La villa di Roc Agel è l’epicentro della vita familiare dei Grimaldi. Assunse questo ruolo nel 1957, quando fu acquistata da Ranieri per offrire ai figli – Caroline era già nata, Alberto sarebbe arrivato l’anno successivo, Stéphanie nel 1965 – e alla consorte Grace un luogo immerso nel verde, al riparo dagli obiettivi dei fotografi, ideale per liberarsi dalla soffocante rigida etichetta di corte. Fu dunque scelta questa altura sopra Montecarlo, Agel appunto, raggiungibile dopo una serie di curve a gomito, la maggior parte delle quali non protette da guard rail.
Su questa strada, nel 1982, la principessa Grace perse il controllo della Rover su cui viaggiava con la figlia minore. Morì così. Una tragedia che ha segnato il cuore di tutti, famiglia e sudditi, e che poteva avere come conseguenza quella di dichiarare maledetta la residenza. Ma la storia ha deciso diversamente. I principi di Monaco hanno continuato a trovare in Roc Agel un luogo di conforto e protezione. E sta succedendo anche oggi, in piena emergenza coronavirus.

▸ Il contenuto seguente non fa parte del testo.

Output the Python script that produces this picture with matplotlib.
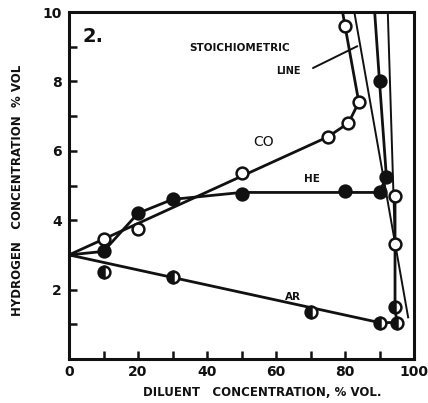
import matplotlib
matplotlib.use("Agg")
import matplotlib.pyplot as plt

# ---- data ----
co_x = [10, 20, 50, 75, 81, 84, 80, 94.5, 94.5]
co_y = [3.45, 3.75, 5.35, 6.4, 6.8, 7.4, 9.6, 4.7, 3.3]
co_line_x = [0, 75, 81, 84, 80, 79.3]
co_line_y = [3.0, 6.4, 6.8, 7.4, 9.6, 10.0]

he_x = [10, 20, 30, 50, 80, 90, 92, 90]
he_y = [3.1, 4.2, 4.6, 4.75, 4.85, 4.8, 5.25, 8.0]
he_line_x = [0, 10, 20, 30, 50, 90, 92, 90, 88.6]
he_line_y = [3.0, 3.1, 4.2, 4.6, 4.8, 4.8, 5.25, 8.0, 10.0]

ar_x = [10, 30, 70, 90, 95, 94.5]
ar_y = [2.5, 2.35, 1.35, 1.05, 1.05, 1.5]
ar_line_x = [0, 90, 95, 94.5, 94.5]
ar_line_y = [3.0, 1.05, 1.05, 1.5, 4.7]

stoich1_x = [82.7, 98.3]
stoich1_y = [10.0, 1.2]
stoich2_x = [92.4, 94.5]
stoich2_y = [10.0, 3.3]

x_ticks = [0, 20, 40, 60, 80, 100]
y_ticks = [2, 4, 6, 8, 10]

ink = "#111111"

fig = plt.figure(figsize=(4.28, 4.03), dpi=100)
ax = fig.add_axes([69/428, 1-359/403, (414-69)/428, (359-12)/403])
ax.set_xlim(0, 100)
ax.set_ylim(0, 10)

lw = 2.0
ax.plot(co_line_x, co_line_y, color=ink, lw=lw, zorder=2)
ax.plot(he_line_x, he_line_y, color=ink, lw=lw, zorder=2)
ax.plot(ar_line_x, ar_line_y, color=ink, lw=lw, zorder=2)
ax.plot(stoich1_x, stoich1_y, color=ink, lw=1.4, zorder=2)
ax.plot(stoich2_x, stoich2_y, color=ink, lw=1.4, zorder=2)

ms = 8.5
ax.plot(co_x, co_y, ls="none", marker="o", ms=ms, mfc="white", mec=ink, mew=1.8, zorder=3)
ax.plot(he_x, he_y, ls="none", marker="o", ms=ms, mfc=ink, mec=ink, mew=1.8, zorder=3)
ax.plot(ar_x, ar_y, ls="none", marker="o", ms=ms, fillstyle="left", mfc=ink,
        mfcalt="white", mec=ink, mew=1.8, zorder=3)

# pointer for stoichiometric line
ax.annotate("", xy=(84.3, 9.05), xytext=(70.0, 8.35),
            arrowprops=dict(arrowstyle="-", color=ink, lw=1.4))

ax.text(4, 9.3, "2.", fontsize=14, fontweight="bold", color=ink, va="center")
ax.text(35, 8.95, "STOICHIOMETRIC", fontsize=7.5, fontweight="bold", color=ink, va="center")
ax.text(60, 8.3, "LINE", fontsize=7, fontweight="bold", color=ink, va="center")
ax.text(56.5, 6.25, "CO", fontsize=10, color=ink, va="center", ha="center")
ax.text(70.5, 5.2, "HE", fontsize=7.5, fontweight="bold", color=ink, va="center", ha="center")
ax.text(65, 1.8, "AR", fontsize=7.5, fontweight="bold", color=ink, va="center", ha="center")

for s in ax.spines.values():
    s.set_linewidth(2.2)
    s.set_color(ink)

ax.set_xticks(x_ticks)
ax.set_xticks(range(10, 100, 10), minor=True)
ax.set_yticks(y_ticks)
ax.set_yticks(range(1, 10), minor=True)
ax.set_xticklabels([str(v) for v in x_ticks], fontsize=10, fontweight="bold", color=ink)
ax.set_yticklabels([str(v) for v in y_ticks], fontsize=10, fontweight="bold", color=ink)
ax.tick_params(which="both", direction="in", length=6, width=1.8, color=ink)
ax.tick_params(axis="x", pad=4)
ax.tick_params(axis="y", pad=5)

fig.text(262/428, 1-392/403, "DILUENT   CONCENTRATION, % VOL.", fontsize=8.5,
         fontweight="bold", color=ink, ha="center", va="center")
fig.text(18/428, 1-190/403, "HYDROGEN   CONCENTRATION  % VOL", fontsize=8.5,
         fontweight="bold", color=ink, ha="center", va="center", rotation=90)

fig.savefig("out.png", dpi=100, facecolor="white")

Perché qui si trovano in isolamento, assieme alla madre, Jacques e Gabriella, i gemellini di Alberto e Charlene. Il futuro di Monaco e della dinastia Grimaldi si trova in questa enclave, mentre Palais è in piena emergenza contagio. Alberto II è positivo al virus, primo capo di Stato in questa condizione. Il sovrano si è sottoposto al tampone lunedì 16 marzo, in forma anonima, «perché non volevo che l’attenzione dei medici privilegiasse me rispetto ad altri malati», ha detto. Sua altezza, appena avuto il responso, non ha esitato a informare i suoi 40 mila sudditi ma, soprattutto, ha immediatamente attuato un piano, forse già pronto da settimane, per allontanare da Montecarlo Charlene e i bambini. «Il 14 marzo ho festeggiato il mio compleanno. Eravamo in pochi e ho contattato direttamente le persone appena ho avuto il sospetto di essere infetto», ha raccontato Alberto. «I gemelli già non li vedevo da qualche giorno perché avevano accusato un principio di gastroenterite. Eravamo appena tornati dalla montagna [Courchevel, nella regione francese della Savoia, ndr] e li ho spediti nella casa di campagna per precauzione.

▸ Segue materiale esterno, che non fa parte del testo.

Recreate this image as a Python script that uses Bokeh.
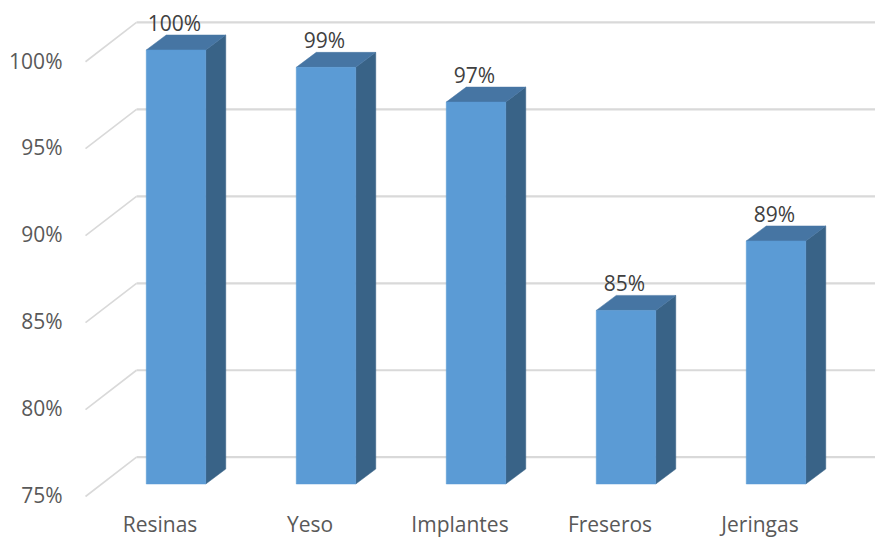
from bokeh.embed import file_html
from bokeh.resources import INLINE
from bokeh.plotting import figure
from bokeh.models import ColumnDataSource, FixedTicker, LinearAxis, Range1d
from bokeh.core.properties import value

categories = ["Resinas", "Yeso", "Implantes", "Freseros", "Jeringas"]
percentages = [100, 99, 97, 85, 89]
y_ticks = [75, 80, 85, 90, 95, 100]

WIDTH, HEIGHT = 875, 538
FRAME_LEFT = 70
FRAME_H = HEIGHT
FONT_SIZE = "21px"

# Pixels per category step and per percentage point on the front plane
STEP = 150.0
UNIT = 17.36
FIRST_BAR_PX = 175.5
BAR_W = 59.5 / STEP
DEPTH_X = 20 / STEP
DEPTH_Y = 15 / UNIT


def y_span(px_at_75, px_per_unit):
    """Value range of the frame for a plane whose 75% line sits at px_at_75."""
    return (75 - (FRAME_H - px_at_75) / px_per_unit, 75 + px_at_75 / px_per_unit)


start, end = y_span(483.5, UNIT)
x0, x1 = (FRAME_LEFT - FIRST_BAR_PX) / STEP, (WIDTH - FIRST_BAR_PX) / STEP
p = figure(
    width=WIDTH, height=HEIGHT,
    x_range=Range1d(x0, x1), y_range=Range1d(start, end),
    output_backend="svg", toolbar_location=None,
    x_axis_location=None, y_axis_location=None,
    min_border_left=FRAME_LEFT, min_border_right=0,
    min_border_top=0, min_border_bottom=0,
    outline_line_color=None, background_fill_color="white",
)
p.grid.visible = False

# Extra scales: the back wall and the tick-label plane
p.extra_y_ranges["wall"] = Range1d(*y_span(456.7, 17.39))
p.extra_y_ranges["labels"] = Range1d(*y_span(494, 17.36))

# Floor and wall lines, running from the label plane to the back wall
wall_x = (136 - FIRST_BAR_PX) / STEP
front_x = (85 - FIRST_BAR_PX) / STEP
wall_drop = 39.3 / 17.39
p.segment(x0=[wall_x] * len(y_ticks), x1=[x1] * len(y_ticks), y0=y_ticks, y1=y_ticks,
          y_range_name="wall", line_color="#D9D9D9", line_width=2.2)
p.segment(x0=[front_x] * len(y_ticks), x1=[wall_x] * len(y_ticks),
          y0=[t - wall_drop for t in y_ticks], y1=y_ticks,
          y_range_name="wall", line_color="#D9D9D9", line_width=1.6)

xs = list(range(len(categories)))
lefts = [i - BAR_W / 2 for i in xs]
rights = [i + BAR_W / 2 for i in xs]
BASE = 75

# Side faces and top faces of the columns
side_x = [[r, r + DEPTH_X, r + DEPTH_X, r] for r in rights]
side_y = [[v, v + DEPTH_Y, BASE + DEPTH_Y, BASE] for v in percentages]
top_x = [[l, l + DEPTH_X, r + DEPTH_X, r] for l, r in zip(lefts, rights)]
top_y = [[v, v + DEPTH_Y, v + DEPTH_Y, v] for v in percentages]
p.patches(side_x, side_y, fill_color="#396387", line_color="#396387", line_width=0.5)
p.patches(top_x, top_y, fill_color="#4675A3", line_color="#4675A3", line_width=0.5)
p.quad(left=lefts, right=rights, bottom=BASE, top=percentages,
       fill_color="#5B9BD5", line_color="#5B9BD5", line_width=0.5)

# Value labels above each column
source = ColumnDataSource(dict(x=xs, y=percentages, label=[f"{v}%" for v in percentages]))
p.text(x="x", y="y", text="label", source=source, x_offset=-1.5, y_offset=-27,
       text_align="center", text_baseline="middle",
       text_font=value("Open Sans"), text_font_size=FONT_SIZE, text_color="#404040")

# Category names under the floor
cat_source = ColumnDataSource(dict(x=xs, y=[BASE] * len(xs), label=categories))
p.text(x="x", y="y", text="label", source=cat_source, x_offset=-16, y_offset=40,
       text_align="center", text_baseline="middle",
       text_font=value("Open Sans"), text_font_size=FONT_SIZE, text_color="#595959")

y_axis = LinearAxis(y_range_name="labels", ticker=FixedTicker(ticks=y_ticks),
                    major_label_overrides={t: f"{t}%" for t in y_ticks},
                    major_label_standoff=8, axis_line_color=None, major_tick_out=0,
                    major_tick_line_color=None, minor_tick_line_color=None,
                    major_label_text_font="Open Sans", major_label_text_font_size=FONT_SIZE,
                    major_label_text_color="#595959")
p.add_layout(y_axis, "left")

open("out.html", "w").write(file_html(p, INLINE))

Non li bacio da molti giorni e sì, mi mancano, ma l’isolamento è necessario per garantire la sicurezza di tutti, la loro per prima». Alberto è isolato nei suoi appartamenti di Palais dal giorno del tampone. «Il primo sintomo che ho notato è stato un attacco di raffreddore, durato un paio di giorni. Mi sentivo costipato, ma niente di più. La febbre non era ancora comparsa, ma ho ritenuto necessario sottopormi al test perché un membro del governo con cui avevo avuto contatti stretti, come con tutti gli altri componenti del gabinetto, era risultato positivo. Dopo il tampone, però, l’attenzione dei medici sulle mie condizioni – e per questo li ringrazio – è stata massima e giustificata dal fatto che un paio di anni fa ho affrontato una seria polmonite. Appartengo dunque a una categoria a rischio: ho più di sessant’anni e ho accusato una patologia purtroppo assai comune a chi viene infettato dal virus».

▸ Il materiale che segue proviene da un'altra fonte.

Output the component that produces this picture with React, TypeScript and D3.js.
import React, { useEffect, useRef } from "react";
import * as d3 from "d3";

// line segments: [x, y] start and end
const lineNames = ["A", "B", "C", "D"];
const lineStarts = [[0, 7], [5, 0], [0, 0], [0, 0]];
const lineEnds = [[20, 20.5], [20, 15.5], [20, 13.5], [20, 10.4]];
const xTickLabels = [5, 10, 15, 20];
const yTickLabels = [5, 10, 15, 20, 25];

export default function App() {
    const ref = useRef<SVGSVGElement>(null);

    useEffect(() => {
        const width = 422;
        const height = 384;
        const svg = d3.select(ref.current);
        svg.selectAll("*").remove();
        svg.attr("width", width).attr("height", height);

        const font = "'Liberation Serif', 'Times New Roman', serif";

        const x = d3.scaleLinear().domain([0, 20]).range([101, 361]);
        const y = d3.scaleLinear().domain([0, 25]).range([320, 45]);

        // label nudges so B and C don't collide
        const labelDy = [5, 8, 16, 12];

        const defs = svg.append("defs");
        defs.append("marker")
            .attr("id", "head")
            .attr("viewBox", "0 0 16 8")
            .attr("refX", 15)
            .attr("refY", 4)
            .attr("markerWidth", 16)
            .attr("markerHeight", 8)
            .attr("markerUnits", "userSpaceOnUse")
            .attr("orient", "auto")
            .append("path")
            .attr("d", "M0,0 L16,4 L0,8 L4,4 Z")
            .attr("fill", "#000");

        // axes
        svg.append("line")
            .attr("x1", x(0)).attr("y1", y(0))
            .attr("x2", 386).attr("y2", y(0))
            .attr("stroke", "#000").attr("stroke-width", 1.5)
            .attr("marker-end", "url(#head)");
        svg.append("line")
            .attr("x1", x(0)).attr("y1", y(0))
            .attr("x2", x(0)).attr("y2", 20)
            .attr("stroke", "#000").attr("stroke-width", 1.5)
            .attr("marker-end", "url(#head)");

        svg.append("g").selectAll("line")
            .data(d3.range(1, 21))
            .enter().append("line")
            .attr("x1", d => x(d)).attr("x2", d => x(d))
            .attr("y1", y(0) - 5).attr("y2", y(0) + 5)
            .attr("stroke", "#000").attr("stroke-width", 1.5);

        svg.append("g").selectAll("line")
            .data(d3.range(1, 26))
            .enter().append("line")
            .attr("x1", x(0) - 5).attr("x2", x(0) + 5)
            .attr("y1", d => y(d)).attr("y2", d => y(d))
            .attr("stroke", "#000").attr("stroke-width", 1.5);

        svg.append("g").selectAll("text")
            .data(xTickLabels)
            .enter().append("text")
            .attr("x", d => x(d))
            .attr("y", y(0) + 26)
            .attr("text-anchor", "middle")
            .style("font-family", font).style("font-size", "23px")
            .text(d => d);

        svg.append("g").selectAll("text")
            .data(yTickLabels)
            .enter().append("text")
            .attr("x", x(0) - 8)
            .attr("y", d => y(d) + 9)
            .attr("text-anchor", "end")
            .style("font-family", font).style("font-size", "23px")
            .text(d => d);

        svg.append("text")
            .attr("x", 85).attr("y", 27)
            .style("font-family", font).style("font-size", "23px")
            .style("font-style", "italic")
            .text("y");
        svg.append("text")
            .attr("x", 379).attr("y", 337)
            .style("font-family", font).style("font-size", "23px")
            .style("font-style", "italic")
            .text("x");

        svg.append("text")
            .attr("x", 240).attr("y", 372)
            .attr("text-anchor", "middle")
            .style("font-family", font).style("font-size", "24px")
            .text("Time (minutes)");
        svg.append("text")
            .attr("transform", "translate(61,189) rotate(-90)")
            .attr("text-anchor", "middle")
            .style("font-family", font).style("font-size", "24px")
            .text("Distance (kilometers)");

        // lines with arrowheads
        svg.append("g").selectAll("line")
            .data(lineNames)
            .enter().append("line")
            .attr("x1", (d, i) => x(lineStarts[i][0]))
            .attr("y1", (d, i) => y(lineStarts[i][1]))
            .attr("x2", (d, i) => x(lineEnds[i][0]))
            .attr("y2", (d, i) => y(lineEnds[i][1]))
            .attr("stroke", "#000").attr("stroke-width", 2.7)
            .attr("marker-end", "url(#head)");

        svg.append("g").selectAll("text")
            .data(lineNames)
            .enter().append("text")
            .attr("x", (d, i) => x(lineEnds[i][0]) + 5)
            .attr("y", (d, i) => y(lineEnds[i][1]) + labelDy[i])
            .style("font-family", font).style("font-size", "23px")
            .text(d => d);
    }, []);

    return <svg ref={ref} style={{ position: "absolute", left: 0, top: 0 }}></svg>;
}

Negli ultimi giorni il mondo scientifico sta sperimentando l’utilizzo combinato di diversi farmaci come la clorochina – principio attivo usato nel trattamento della malaria – che, alcuni sostengono, potrebbero giovare ai malati di coronavirus. «Ma i miei sintomi, che spero non peggiorino, oggi escludono che debba ricorrere a questi trattamenti. Ho un po’ di febbre, ma non troppa. Tossisco, ma non eccessivamente. Sto continuando il paracetamolo e assumendo molta vitamina C, oltre a una cura a base di eucalipto in pillole, che rafforza la resistenza polmonare». Ora l’attenzione del mondo monegasco e non solo è tutta concentrata sulla salute dei principini. I bimbi sembrano meno predisposti a sviluppare gravi sintomi. Ma Alberto ha ribadito, rivolgendosi ai sudditi: «Il virus non sceglie questa o quella categoria di persone. Chi gode di buona salute deve avere riguardo per chi è più fragile. Non si è invincibili mai, a nessuna età».